■ Your instructions: Reproduce each of the lines word for word.

■ Provided data:
***
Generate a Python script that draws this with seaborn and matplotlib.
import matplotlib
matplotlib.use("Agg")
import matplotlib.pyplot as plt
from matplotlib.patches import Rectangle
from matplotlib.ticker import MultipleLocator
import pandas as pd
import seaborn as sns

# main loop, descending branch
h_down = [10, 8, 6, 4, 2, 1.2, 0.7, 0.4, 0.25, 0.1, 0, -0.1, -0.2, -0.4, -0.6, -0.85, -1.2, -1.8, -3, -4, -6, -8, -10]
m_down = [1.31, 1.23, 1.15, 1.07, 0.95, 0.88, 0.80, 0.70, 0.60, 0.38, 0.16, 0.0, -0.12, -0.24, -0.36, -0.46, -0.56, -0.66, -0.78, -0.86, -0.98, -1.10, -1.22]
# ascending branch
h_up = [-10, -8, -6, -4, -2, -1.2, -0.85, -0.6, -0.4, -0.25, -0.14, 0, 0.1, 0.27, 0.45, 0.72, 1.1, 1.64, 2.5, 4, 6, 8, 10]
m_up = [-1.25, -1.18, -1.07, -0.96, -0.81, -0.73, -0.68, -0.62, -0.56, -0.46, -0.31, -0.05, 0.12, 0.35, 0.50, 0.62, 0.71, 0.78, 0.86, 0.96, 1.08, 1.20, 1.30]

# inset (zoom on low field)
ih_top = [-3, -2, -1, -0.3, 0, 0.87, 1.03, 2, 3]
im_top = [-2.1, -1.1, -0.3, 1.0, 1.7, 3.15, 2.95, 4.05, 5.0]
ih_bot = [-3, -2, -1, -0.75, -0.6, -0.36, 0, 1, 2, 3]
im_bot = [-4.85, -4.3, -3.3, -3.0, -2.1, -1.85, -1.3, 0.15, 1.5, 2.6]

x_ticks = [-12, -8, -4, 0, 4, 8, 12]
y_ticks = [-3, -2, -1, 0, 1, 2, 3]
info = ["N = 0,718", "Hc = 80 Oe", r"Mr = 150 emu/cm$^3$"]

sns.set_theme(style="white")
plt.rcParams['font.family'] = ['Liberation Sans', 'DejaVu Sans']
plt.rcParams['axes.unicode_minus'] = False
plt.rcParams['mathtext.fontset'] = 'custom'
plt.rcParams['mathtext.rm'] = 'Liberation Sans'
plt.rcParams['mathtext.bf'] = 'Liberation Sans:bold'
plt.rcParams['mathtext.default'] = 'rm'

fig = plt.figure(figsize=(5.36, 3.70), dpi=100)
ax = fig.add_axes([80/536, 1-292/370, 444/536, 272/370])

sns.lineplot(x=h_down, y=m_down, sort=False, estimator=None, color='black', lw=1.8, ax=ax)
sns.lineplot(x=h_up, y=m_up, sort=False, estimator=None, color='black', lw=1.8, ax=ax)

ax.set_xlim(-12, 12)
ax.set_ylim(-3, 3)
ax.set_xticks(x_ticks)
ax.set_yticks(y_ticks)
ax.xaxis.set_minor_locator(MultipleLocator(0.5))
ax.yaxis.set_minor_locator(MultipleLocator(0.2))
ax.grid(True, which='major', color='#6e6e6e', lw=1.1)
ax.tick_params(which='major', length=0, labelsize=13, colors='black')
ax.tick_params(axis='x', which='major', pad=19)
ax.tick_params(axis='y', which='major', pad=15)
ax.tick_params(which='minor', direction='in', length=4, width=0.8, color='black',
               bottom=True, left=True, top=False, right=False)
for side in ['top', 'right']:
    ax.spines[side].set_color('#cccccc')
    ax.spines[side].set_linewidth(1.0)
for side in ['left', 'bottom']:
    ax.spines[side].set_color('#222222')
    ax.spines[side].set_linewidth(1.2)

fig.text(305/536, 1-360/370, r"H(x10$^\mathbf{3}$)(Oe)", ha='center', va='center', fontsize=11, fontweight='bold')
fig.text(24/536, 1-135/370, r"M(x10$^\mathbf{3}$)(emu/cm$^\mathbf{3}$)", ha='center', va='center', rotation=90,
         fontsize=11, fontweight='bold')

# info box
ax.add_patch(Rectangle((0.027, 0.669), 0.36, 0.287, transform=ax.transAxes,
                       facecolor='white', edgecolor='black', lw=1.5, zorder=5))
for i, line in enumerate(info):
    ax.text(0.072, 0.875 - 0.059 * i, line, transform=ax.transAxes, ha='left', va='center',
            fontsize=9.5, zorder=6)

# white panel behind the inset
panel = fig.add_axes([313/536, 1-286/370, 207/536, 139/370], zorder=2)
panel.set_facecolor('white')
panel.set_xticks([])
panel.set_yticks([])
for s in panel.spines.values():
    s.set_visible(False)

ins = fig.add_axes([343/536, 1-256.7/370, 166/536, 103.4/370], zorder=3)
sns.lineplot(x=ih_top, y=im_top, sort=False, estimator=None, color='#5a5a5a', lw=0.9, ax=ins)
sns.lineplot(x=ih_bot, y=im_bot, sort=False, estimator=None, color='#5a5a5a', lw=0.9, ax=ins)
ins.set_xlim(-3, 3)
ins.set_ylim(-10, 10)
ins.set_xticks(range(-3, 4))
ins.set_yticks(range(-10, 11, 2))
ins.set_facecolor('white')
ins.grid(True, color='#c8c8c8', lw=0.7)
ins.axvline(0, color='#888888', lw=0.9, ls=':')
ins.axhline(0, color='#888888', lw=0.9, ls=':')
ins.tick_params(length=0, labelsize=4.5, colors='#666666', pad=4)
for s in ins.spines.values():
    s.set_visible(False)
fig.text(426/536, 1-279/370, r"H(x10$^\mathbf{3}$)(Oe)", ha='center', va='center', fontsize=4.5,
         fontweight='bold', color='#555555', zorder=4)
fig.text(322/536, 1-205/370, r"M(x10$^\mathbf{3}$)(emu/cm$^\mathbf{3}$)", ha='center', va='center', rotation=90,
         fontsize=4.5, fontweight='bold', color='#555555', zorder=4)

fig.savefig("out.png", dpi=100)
***
■ Full answer:
Generate a Python script that draws this with seaborn and matplotlib.
import matplotlib
matplotlib.use("Agg")
import matplotlib.pyplot as plt
from matplotlib.patches import Rectangle
from matplotlib.ticker import MultipleLocator
import pandas as pd
import seaborn as sns

# main loop, descending branch
h_down = [10, 8, 6, 4, 2, 1.2, 0.7, 0.4, 0.25, 0.1, 0, -0.1, -0.2, -0.4, -0.6, -0.85, -1.2, -1.8, -3, -4, -6, -8, -10]
m_down = [1.31, 1.23, 1.15, 1.07, 0.95, 0.88, 0.80, 0.70, 0.60, 0.38, 0.16, 0.0, -0.12, -0.24, -0.36, -0.46, -0.56, -0.66, -0.78, -0.86, -0.98, -1.10, -1.22]
# ascending branch
h_up = [-10, -8, -6, -4, -2, -1.2, -0.85, -0.6, -0.4, -0.25, -0.14, 0, 0.1, 0.27, 0.45, 0.72, 1.1, 1.64, 2.5, 4, 6, 8, 10]
m_up = [-1.25, -1.18, -1.07, -0.96, -0.81, -0.73, -0.68, -0.62, -0.56, -0.46, -0.31, -0.05, 0.12, 0.35, 0.50, 0.62, 0.71, 0.78, 0.86, 0.96, 1.08, 1.20, 1.30]

# inset (zoom on low field)
ih_top = [-3, -2, -1, -0.3, 0, 0.87, 1.03, 2, 3]
im_top = [-2.1, -1.1, -0.3, 1.0, 1.7, 3.15, 2.95, 4.05, 5.0]
ih_bot = [-3, -2, -1, -0.75, -0.6, -0.36, 0, 1, 2, 3]
im_bot = [-4.85, -4.3, -3.3, -3.0, -2.1, -1.85, -1.3, 0.15, 1.5, 2.6]

x_ticks = [-12, -8, -4, 0, 4, 8, 12]
y_ticks = [-3, -2, -1, 0, 1, 2, 3]
info = ["N = 0,718", "Hc = 80 Oe", r"Mr = 150 emu/cm$^3$"]

sns.set_theme(style="white")
plt.rcParams['font.family'] = ['Liberation Sans', 'DejaVu Sans']
plt.rcParams['axes.unicode_minus'] = False
plt.rcParams['mathtext.fontset'] = 'custom'
plt.rcParams['mathtext.rm'] = 'Liberation Sans'
plt.rcParams['mathtext.bf'] = 'Liberation Sans:bold'
plt.rcParams['mathtext.default'] = 'rm'

fig = plt.figure(figsize=(5.36, 3.70), dpi=100)
ax = fig.add_axes([80/536, 1-292/370, 444/536, 272/370])

sns.lineplot(x=h_down, y=m_down, sort=False, estimator=None, color='black', lw=1.8, ax=ax)
sns.lineplot(x=h_up, y=m_up, sort=False, estimator=None, color='black', lw=1.8, ax=ax)

ax.set_xlim(-12, 12)
ax.set_ylim(-3, 3)
ax.set_xticks(x_ticks)
ax.set_yticks(y_ticks)
ax.xaxis.set_minor_locator(MultipleLocator(0.5))
ax.yaxis.set_minor_locator(MultipleLocator(0.2))
ax.grid(True, which='major', color='#6e6e6e', lw=1.1)
ax.tick_params(which='major', length=0, labelsize=13, colors='black')
ax.tick_params(axis='x', which='major', pad=19)
ax.tick_params(axis='y', which='major', pad=15)
ax.tick_params(which='minor', direction='in', length=4, width=0.8, color='black',
               bottom=True, left=True, top=False, right=False)
for side in ['top', 'right']:
    ax.spines[side].set_color('#cccccc')
    ax.spines[side].set_linewidth(1.0)
for side in ['left', 'bottom']:
    ax.spines[side].set_color('#222222')
    ax.spines[side].set_linewidth(1.2)

fig.text(305/536, 1-360/370, r"H(x10$^\mathbf{3}$)(Oe)", ha='center', va='center', fontsize=11, fontweight='bold')
fig.text(24/536, 1-135/370, r"M(x10$^\mathbf{3}$)(emu/cm$^\mathbf{3}$)", ha='center', va='center', rotation=90,
         fontsize=11, fontweight='bold')

# info box
ax.add_patch(Rectangle((0.027, 0.669), 0.36, 0.287, transform=ax.transAxes,
                       facecolor='white', edgecolor='black', lw=1.5, zorder=5))
for i, line in enumerate(info):
    ax.text(0.072, 0.875 - 0.059 * i, line, transform=ax.transAxes, ha='left', va='center',
            fontsize=9.5, zorder=6)

# white panel behind the inset
panel = fig.add_axes([313/536, 1-286/370, 207/536, 139/370], zorder=2)
panel.set_facecolor('white')
panel.set_xticks([])
panel.set_yticks([])
for s in panel.spines.values():
    s.set_visible(False)

ins = fig.add_axes([343/536, 1-256.7/370, 166/536, 103.4/370], zorder=3)
sns.lineplot(x=ih_top, y=im_top, sort=False, estimator=None, color='#5a5a5a', lw=0.9, ax=ins)
sns.lineplot(x=ih_bot, y=im_bot, sort=False, estimator=None, color='#5a5a5a', lw=0.9, ax=ins)
ins.set_xlim(-3, 3)
ins.set_ylim(-10, 10)
ins.set_xticks(range(-3, 4))
ins.set_yticks(range(-10, 11, 2))
ins.set_facecolor('white')
ins.grid(True, color='#c8c8c8', lw=0.7)
ins.axvline(0, color='#888888', lw=0.9, ls=':')
ins.axhline(0, color='#888888', lw=0.9, ls=':')
ins.tick_params(length=0, labelsize=4.5, colors='#666666', pad=4)
for s in ins.spines.values():
    s.set_visible(False)
fig.text(426/536, 1-279/370, r"H(x10$^\mathbf{3}$)(Oe)", ha='center', va='center', fontsize=4.5,
         fontweight='bold', color='#555555', zorder=4)
fig.text(322/536, 1-205/370, r"M(x10$^\mathbf{3}$)(emu/cm$^\mathbf{3}$)", ha='center', va='center', rotation=90,
         fontsize=4.5, fontweight='bold', color='#555555', zorder=4)

fig.savefig("out.png", dpi=100)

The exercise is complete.